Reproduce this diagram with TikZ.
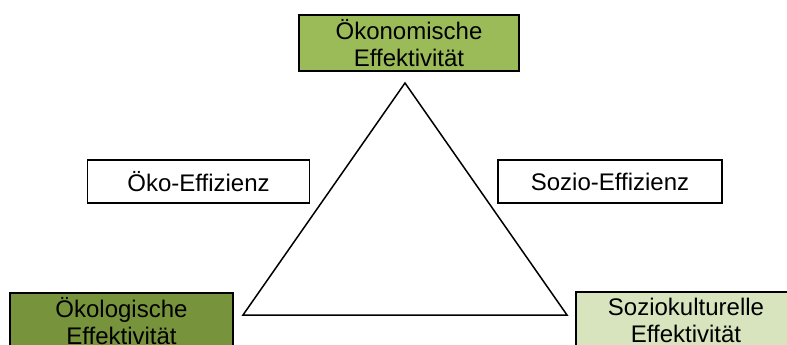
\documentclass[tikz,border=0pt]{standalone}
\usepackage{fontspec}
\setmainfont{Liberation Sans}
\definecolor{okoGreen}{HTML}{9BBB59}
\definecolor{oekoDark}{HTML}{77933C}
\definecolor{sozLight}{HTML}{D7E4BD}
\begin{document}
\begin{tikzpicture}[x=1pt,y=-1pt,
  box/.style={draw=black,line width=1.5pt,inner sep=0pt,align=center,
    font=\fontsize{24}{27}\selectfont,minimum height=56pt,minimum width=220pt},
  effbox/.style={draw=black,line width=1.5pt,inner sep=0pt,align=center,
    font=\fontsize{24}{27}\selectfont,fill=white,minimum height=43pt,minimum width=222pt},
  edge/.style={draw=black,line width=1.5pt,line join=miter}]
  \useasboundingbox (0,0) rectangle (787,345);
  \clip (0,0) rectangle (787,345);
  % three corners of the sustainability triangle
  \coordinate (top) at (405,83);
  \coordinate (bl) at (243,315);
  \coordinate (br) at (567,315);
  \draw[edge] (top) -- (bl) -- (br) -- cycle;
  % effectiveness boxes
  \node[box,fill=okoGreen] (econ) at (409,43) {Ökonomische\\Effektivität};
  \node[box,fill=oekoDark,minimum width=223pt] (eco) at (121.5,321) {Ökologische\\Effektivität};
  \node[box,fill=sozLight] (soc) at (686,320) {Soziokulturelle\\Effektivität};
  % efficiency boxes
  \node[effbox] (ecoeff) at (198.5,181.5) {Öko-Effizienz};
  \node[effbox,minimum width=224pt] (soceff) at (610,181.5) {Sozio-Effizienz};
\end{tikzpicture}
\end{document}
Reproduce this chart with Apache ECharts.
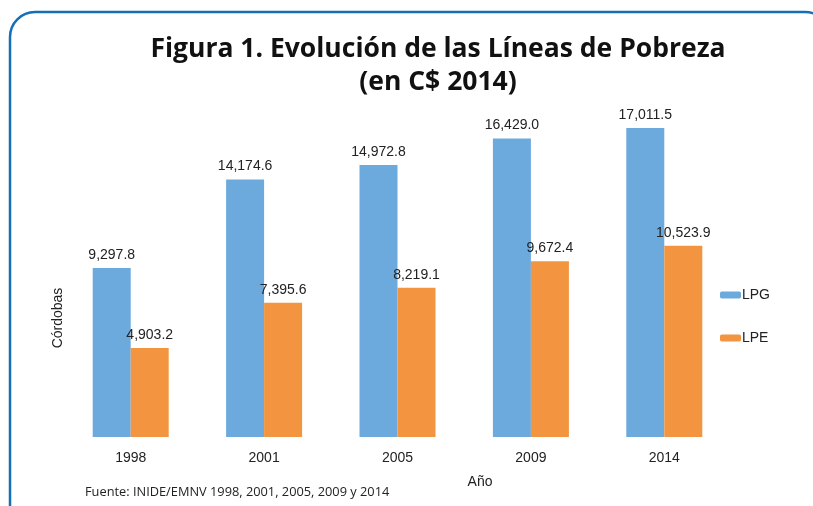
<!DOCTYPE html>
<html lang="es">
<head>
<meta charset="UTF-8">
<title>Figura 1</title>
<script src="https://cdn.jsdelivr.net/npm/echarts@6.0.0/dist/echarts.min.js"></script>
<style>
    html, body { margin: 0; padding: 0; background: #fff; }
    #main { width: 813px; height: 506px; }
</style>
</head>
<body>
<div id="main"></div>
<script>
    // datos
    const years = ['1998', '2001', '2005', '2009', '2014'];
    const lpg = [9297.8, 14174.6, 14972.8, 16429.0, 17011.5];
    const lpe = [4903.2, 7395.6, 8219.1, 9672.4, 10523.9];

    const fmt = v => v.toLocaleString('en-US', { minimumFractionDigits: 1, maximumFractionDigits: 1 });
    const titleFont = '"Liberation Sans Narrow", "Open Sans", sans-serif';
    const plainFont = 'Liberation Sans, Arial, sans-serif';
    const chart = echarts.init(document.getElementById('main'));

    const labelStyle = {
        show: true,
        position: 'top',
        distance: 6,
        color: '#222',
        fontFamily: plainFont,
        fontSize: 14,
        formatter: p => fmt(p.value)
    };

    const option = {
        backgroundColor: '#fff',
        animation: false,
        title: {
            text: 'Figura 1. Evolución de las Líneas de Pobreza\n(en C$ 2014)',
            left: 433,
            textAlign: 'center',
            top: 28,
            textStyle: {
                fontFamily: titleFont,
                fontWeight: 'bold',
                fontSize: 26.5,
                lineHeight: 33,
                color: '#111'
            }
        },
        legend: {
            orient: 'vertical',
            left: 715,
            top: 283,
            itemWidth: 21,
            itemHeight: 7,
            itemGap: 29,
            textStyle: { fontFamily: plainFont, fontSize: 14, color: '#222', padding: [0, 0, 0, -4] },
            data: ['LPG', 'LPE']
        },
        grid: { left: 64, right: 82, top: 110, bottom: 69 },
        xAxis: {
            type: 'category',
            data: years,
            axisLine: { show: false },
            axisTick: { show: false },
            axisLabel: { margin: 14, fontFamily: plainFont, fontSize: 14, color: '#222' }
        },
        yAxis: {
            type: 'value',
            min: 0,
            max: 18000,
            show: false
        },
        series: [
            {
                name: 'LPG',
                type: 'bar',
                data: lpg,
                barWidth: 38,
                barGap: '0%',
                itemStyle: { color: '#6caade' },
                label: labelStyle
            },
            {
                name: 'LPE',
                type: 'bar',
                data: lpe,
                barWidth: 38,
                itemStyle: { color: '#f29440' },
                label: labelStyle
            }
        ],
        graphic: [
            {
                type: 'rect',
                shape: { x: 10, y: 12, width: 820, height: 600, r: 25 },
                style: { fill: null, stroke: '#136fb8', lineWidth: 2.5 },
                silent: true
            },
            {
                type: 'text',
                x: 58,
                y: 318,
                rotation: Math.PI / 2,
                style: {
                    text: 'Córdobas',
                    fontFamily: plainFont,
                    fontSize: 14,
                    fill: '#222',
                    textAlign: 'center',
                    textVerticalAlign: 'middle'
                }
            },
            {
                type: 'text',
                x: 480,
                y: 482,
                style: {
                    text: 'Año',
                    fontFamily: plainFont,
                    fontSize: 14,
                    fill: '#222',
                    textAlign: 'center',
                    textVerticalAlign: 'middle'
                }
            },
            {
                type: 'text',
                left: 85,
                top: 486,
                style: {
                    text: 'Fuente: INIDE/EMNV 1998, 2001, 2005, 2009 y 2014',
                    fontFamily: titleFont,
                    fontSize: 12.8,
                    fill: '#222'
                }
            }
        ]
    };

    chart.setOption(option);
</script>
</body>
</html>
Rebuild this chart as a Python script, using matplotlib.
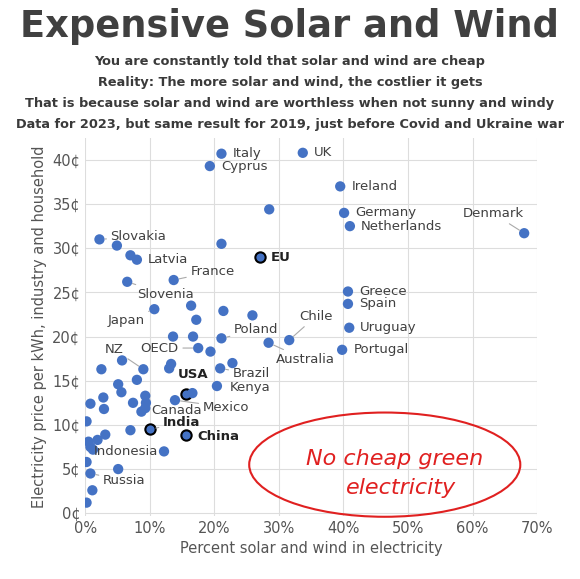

━━━

» Request: Print the records above exactly as they stand, but leave out the pictures.

» Output for this exercise:
Reproduce this diagram with TikZ.
\documentclass[tikz,border=0pt]{standalone}
\usepackage{fontspec}
\setmainfont{Liberation Sans}
\definecolor{okoGreen}{HTML}{9BBB59}
\definecolor{oekoDark}{HTML}{77933C}
\definecolor{sozLight}{HTML}{D7E4BD}
\begin{document}
\begin{tikzpicture}[x=1pt,y=-1pt,
  box/.style={draw=black,line width=1.5pt,inner sep=0pt,align=center,
    font=\fontsize{24}{27}\selectfont,minimum height=56pt,minimum width=220pt},
  effbox/.style={draw=black,line width=1.5pt,inner sep=0pt,align=center,
    font=\fontsize{24}{27}\selectfont,fill=white,minimum height=43pt,minimum width=222pt},
  edge/.style={draw=black,line width=1.5pt,line join=miter}]
  \useasboundingbox (0,0) rectangle (787,345);
  \clip (0,0) rectangle (787,345);
  % three corners of the sustainability triangle
  \coordinate (top) at (405,83);
  \coordinate (bl) at (243,315);
  \coordinate (br) at (567,315);
  \draw[edge] (top) -- (bl) -- (br) -- cycle;
  % effectiveness boxes
  \node[box,fill=okoGreen] (econ) at (409,43) {Ökonomische\\Effektivität};
  \node[box,fill=oekoDark,minimum width=223pt] (eco) at (121.5,321) {Ökologische\\Effektivität};
  \node[box,fill=sozLight] (soc) at (686,320) {Soziokulturelle\\Effektivität};
  % efficiency boxes
  \node[effbox] (ecoeff) at (198.5,181.5) {Öko-Effizienz};
  \node[effbox,minimum width=224pt] (soceff) at (610,181.5) {Sozio-Effizienz};
\end{tikzpicture}
\end{document}
Reproduce this chart with Apache ECharts.
<!DOCTYPE html>
<html lang="es">
<head>
<meta charset="UTF-8">
<title>Figura 1</title>
<script src="https://cdn.jsdelivr.net/npm/echarts@6.0.0/dist/echarts.min.js"></script>
<style>
    html, body { margin: 0; padding: 0; background: #fff; }
    #main { width: 813px; height: 506px; }
</style>
</head>
<body>
<div id="main"></div>
<script>
    // datos
    const years = ['1998', '2001', '2005', '2009', '2014'];
    const lpg = [9297.8, 14174.6, 14972.8, 16429.0, 17011.5];
    const lpe = [4903.2, 7395.6, 8219.1, 9672.4, 10523.9];

    const fmt = v => v.toLocaleString('en-US', { minimumFractionDigits: 1, maximumFractionDigits: 1 });
    const titleFont = '"Liberation Sans Narrow", "Open Sans", sans-serif';
    const plainFont = 'Liberation Sans, Arial, sans-serif';
    const chart = echarts.init(document.getElementById('main'));

    const labelStyle = {
        show: true,
        position: 'top',
        distance: 6,
        color: '#222',
        fontFamily: plainFont,
        fontSize: 14,
        formatter: p => fmt(p.value)
    };

    const option = {
        backgroundColor: '#fff',
        animation: false,
        title: {
            text: 'Figura 1. Evolución de las Líneas de Pobreza\n(en C$ 2014)',
            left: 433,
            textAlign: 'center',
            top: 28,
            textStyle: {
                fontFamily: titleFont,
                fontWeight: 'bold',
                fontSize: 26.5,
                lineHeight: 33,
                color: '#111'
            }
        },
        legend: {
            orient: 'vertical',
            left: 715,
            top: 283,
            itemWidth: 21,
            itemHeight: 7,
            itemGap: 29,
            textStyle: { fontFamily: plainFont, fontSize: 14, color: '#222', padding: [0, 0, 0, -4] },
            data: ['LPG', 'LPE']
        },
        grid: { left: 64, right: 82, top: 110, bottom: 69 },
        xAxis: {
            type: 'category',
            data: years,
            axisLine: { show: false },
            axisTick: { show: false },
            axisLabel: { margin: 14, fontFamily: plainFont, fontSize: 14, color: '#222' }
        },
        yAxis: {
            type: 'value',
            min: 0,
            max: 18000,
            show: false
        },
        series: [
            {
                name: 'LPG',
                type: 'bar',
                data: lpg,
                barWidth: 38,
                barGap: '0%',
                itemStyle: { color: '#6caade' },
                label: labelStyle
            },
            {
                name: 'LPE',
                type: 'bar',
                data: lpe,
                barWidth: 38,
                itemStyle: { color: '#f29440' },
                label: labelStyle
            }
        ],
        graphic: [
            {
                type: 'rect',
                shape: { x: 10, y: 12, width: 820, height: 600, r: 25 },
                style: { fill: null, stroke: '#136fb8', lineWidth: 2.5 },
                silent: true
            },
            {
                type: 'text',
                x: 58,
                y: 318,
                rotation: Math.PI / 2,
                style: {
                    text: 'Córdobas',
                    fontFamily: plainFont,
                    fontSize: 14,
                    fill: '#222',
                    textAlign: 'center',
                    textVerticalAlign: 'middle'
                }
            },
            {
                type: 'text',
                x: 480,
                y: 482,
                style: {
                    text: 'Año',
                    fontFamily: plainFont,
                    fontSize: 14,
                    fill: '#222',
                    textAlign: 'center',
                    textVerticalAlign: 'middle'
                }
            },
            {
                type: 'text',
                left: 85,
                top: 486,
                style: {
                    text: 'Fuente: INIDE/EMNV 1998, 2001, 2005, 2009 y 2014',
                    fontFamily: titleFont,
                    fontSize: 12.8,
                    fill: '#222'
                }
            }
        ]
    };

    chart.setOption(option);
</script>
</body>
</html>
Rebuild this chart as a Python script, using matplotlib.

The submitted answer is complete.